■ **SHORT PROBLEM**: All the data must come back unchanged, except that pictures are left out.

--*--

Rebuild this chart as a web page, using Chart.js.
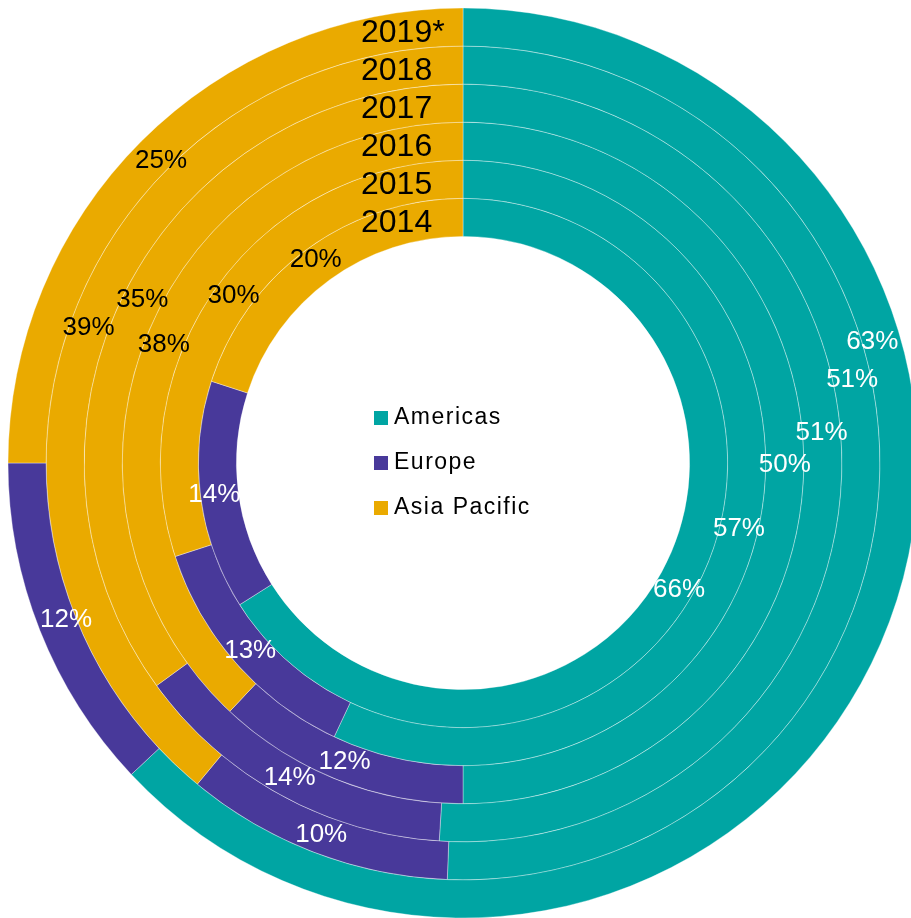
<!DOCTYPE html>
<html>
<head>
<meta charset="utf-8">
<script src="https://cdn.jsdelivr.net/npm/chart.js@4/dist/chart.umd.min.js"></script>
<style>
    html, body { margin: 0; padding: 0; overflow: hidden; background: #fff; }
    #chart { position: absolute; left: 0; top: 0; }
</style>
</head>
<body>
<canvas id="chart" width="926" height="926"></canvas>
<script>
// one ring per year, innermost ring first
const years = ['2014', '2015', '2016', '2017', '2018', '2019*'];
const regions = ['Americas', 'Europe', 'Asia Pacific'];

const americas = [66, 57, 50, 51, 50.6, 63];
const europe = [14, 13, 12, 14, 10.4, 12];
const asiaPacific = [20, 30, 38, 35, 39, 25];

const colors = ['#00a5a3', '#48399a', '#eaaa00'];
const labelColors = ['#ffffff', '#ffffff', '#000000'];

// where along each Americas arc the % label sits (0..1), the others sit in the middle
const americasLabelAt = [0.507, 0.504, 0.502, 0.464, 0.428, 0.324];
// small radial nudge of the % labels per ring, px (outer ring labels are pulled in)
const labelShift = [5, 0, 0, 0, 0, -9];

const FONT = '"Liberation Sans", Arial, sans-serif';

// chart.js draws dataset 0 as the outer ring, so go from 2019* inwards
const datasets = [];
for (let i = years.length - 1; i >= 0; i--) {
    datasets.push({
        label: years[i],
        ring: i,
        data: [americas[i], europe[i], asiaPacific[i]],
        backgroundColor: colors,
        borderColor: 'rgba(255,255,255,0.35)',
        borderWidth: 1,
        labelAt: [americasLabelAt[i], 0.5, 0.5]
    });
}

const ringLabels = {
    id: 'ringLabels',
    afterDatasetsDraw(chart) {
        const ctx = chart.ctx;
        const inner = chart.getDatasetMeta(chart.data.datasets.length - 1).data[0];
        const cx = inner.x, cy = inner.y;

        chart.data.datasets.forEach(function (ds, i) {
            const meta = chart.getDatasetMeta(i);
            meta.data.forEach(function (arc, j) {
                const a = arc.startAngle + ds.labelAt[j] * (arc.endAngle - arc.startAngle);
                const r = (arc.innerRadius + arc.outerRadius) / 2 + labelShift[ds.ring];
                ctx.save();
                ctx.font = '26px ' + FONT;
                ctx.fillStyle = labelColors[j];
                ctx.textAlign = 'center';
                ctx.textBaseline = 'middle';
                ctx.fillText(Math.round(ds.data[j]) + '%', arc.x + r * Math.cos(a), arc.y + r * Math.sin(a));
                ctx.restore();
            });

            // year name at the top of its ring
            const first = meta.data[0];
            const rMid = (first.innerRadius + first.outerRadius) / 2;
            ctx.save();
            ctx.font = '32px ' + FONT;
            ctx.fillStyle = '#000';
            ctx.textAlign = 'left';
            ctx.textBaseline = 'alphabetic';
            ctx.fillText(ds.label, cx - 102, cy - rMid + 15);
            ctx.restore();
        });

        // legend in the hole
        ctx.save();
        ctx.font = '23px ' + FONT;
        if ('letterSpacing' in ctx) ctx.letterSpacing = '1.5px';
        ctx.textBaseline = 'middle';
        ctx.textAlign = 'left';
        regions.forEach(function (name, k) {
            const y = cy + (k - 1) * 45;
            ctx.fillStyle = colors[k];
            ctx.fillRect(cx - 89, y - 7, 14, 14);
            ctx.fillStyle = '#000';
            ctx.fillText(name, cx - 69, y);
        });
        ctx.restore();
    }
};

new Chart(document.getElementById('chart'), {
    type: 'doughnut',
    data: {
        labels: regions,
        datasets: datasets
    },
    options: {
        responsive: false,
        animation: false,
        events: [],
        radius: 455,
        cutout: '49.8%',
        layout: { padding: 0 },
        plugins: {
            legend: { display: false },
            tooltip: { enabled: false }
        }
    },
    plugins: [ringLabels]
});
</script>
</body>
</html>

--*--

■ **RESPONSE TO THIS TASK**:
Rebuild this chart as a web page, using Chart.js.
<!DOCTYPE html>
<html>
<head>
<meta charset="utf-8">
<script src="https://cdn.jsdelivr.net/npm/chart.js@4/dist/chart.umd.min.js"></script>
<style>
    html, body { margin: 0; padding: 0; overflow: hidden; background: #fff; }
    #chart { position: absolute; left: 0; top: 0; }
</style>
</head>
<body>
<canvas id="chart" width="926" height="926"></canvas>
<script>
// one ring per year, innermost ring first
const years = ['2014', '2015', '2016', '2017', '2018', '2019*'];
const regions = ['Americas', 'Europe', 'Asia Pacific'];

const americas = [66, 57, 50, 51, 50.6, 63];
const europe = [14, 13, 12, 14, 10.4, 12];
const asiaPacific = [20, 30, 38, 35, 39, 25];

const colors = ['#00a5a3', '#48399a', '#eaaa00'];
const labelColors = ['#ffffff', '#ffffff', '#000000'];

// where along each Americas arc the % label sits (0..1), the others sit in the middle
const americasLabelAt = [0.507, 0.504, 0.502, 0.464, 0.428, 0.324];
// small radial nudge of the % labels per ring, px (outer ring labels are pulled in)
const labelShift = [5, 0, 0, 0, 0, -9];

const FONT = '"Liberation Sans", Arial, sans-serif';

// chart.js draws dataset 0 as the outer ring, so go from 2019* inwards
const datasets = [];
for (let i = years.length - 1; i >= 0; i--) {
    datasets.push({
        label: years[i],
        ring: i,
        data: [americas[i], europe[i], asiaPacific[i]],
        backgroundColor: colors,
        borderColor: 'rgba(255,255,255,0.35)',
        borderWidth: 1,
        labelAt: [americasLabelAt[i], 0.5, 0.5]
    });
}

const ringLabels = {
    id: 'ringLabels',
    afterDatasetsDraw(chart) {
        const ctx = chart.ctx;
        const inner = chart.getDatasetMeta(chart.data.datasets.length - 1).data[0];
        const cx = inner.x, cy = inner.y;

        chart.data.datasets.forEach(function (ds, i) {
            const meta = chart.getDatasetMeta(i);
            meta.data.forEach(function (arc, j) {
                const a = arc.startAngle + ds.labelAt[j] * (arc.endAngle - arc.startAngle);
                const r = (arc.innerRadius + arc.outerRadius) / 2 + labelShift[ds.ring];
                ctx.save();
                ctx.font = '26px ' + FONT;
                ctx.fillStyle = labelColors[j];
                ctx.textAlign = 'center';
                ctx.textBaseline = 'middle';
                ctx.fillText(Math.round(ds.data[j]) + '%', arc.x + r * Math.cos(a), arc.y + r * Math.sin(a));
                ctx.restore();
            });

            // year name at the top of its ring
            const first = meta.data[0];
            const rMid = (first.innerRadius + first.outerRadius) / 2;
            ctx.save();
            ctx.font = '32px ' + FONT;
            ctx.fillStyle = '#000';
            ctx.textAlign = 'left';
            ctx.textBaseline = 'alphabetic';
            ctx.fillText(ds.label, cx - 102, cy - rMid + 15);
            ctx.restore();
        });

        // legend in the hole
        ctx.save();
        ctx.font = '23px ' + FONT;
        if ('letterSpacing' in ctx) ctx.letterSpacing = '1.5px';
        ctx.textBaseline = 'middle';
        ctx.textAlign = 'left';
        regions.forEach(function (name, k) {
            const y = cy + (k - 1) * 45;
            ctx.fillStyle = colors[k];
            ctx.fillRect(cx - 89, y - 7, 14, 14);
            ctx.fillStyle = '#000';
            ctx.fillText(name, cx - 69, y);
        });
        ctx.restore();
    }
};

new Chart(document.getElementById('chart'), {
    type: 'doughnut',
    data: {
        labels: regions,
        datasets: datasets
    },
    options: {
        responsive: false,
        animation: false,
        events: [],
        radius: 455,
        cutout: '49.8%',
        layout: { padding: 0 },
        plugins: {
            legend: { display: false },
            tooltip: { enabled: false }
        }
    },
    plugins: [ringLabels]
});
</script>
</body>
</html>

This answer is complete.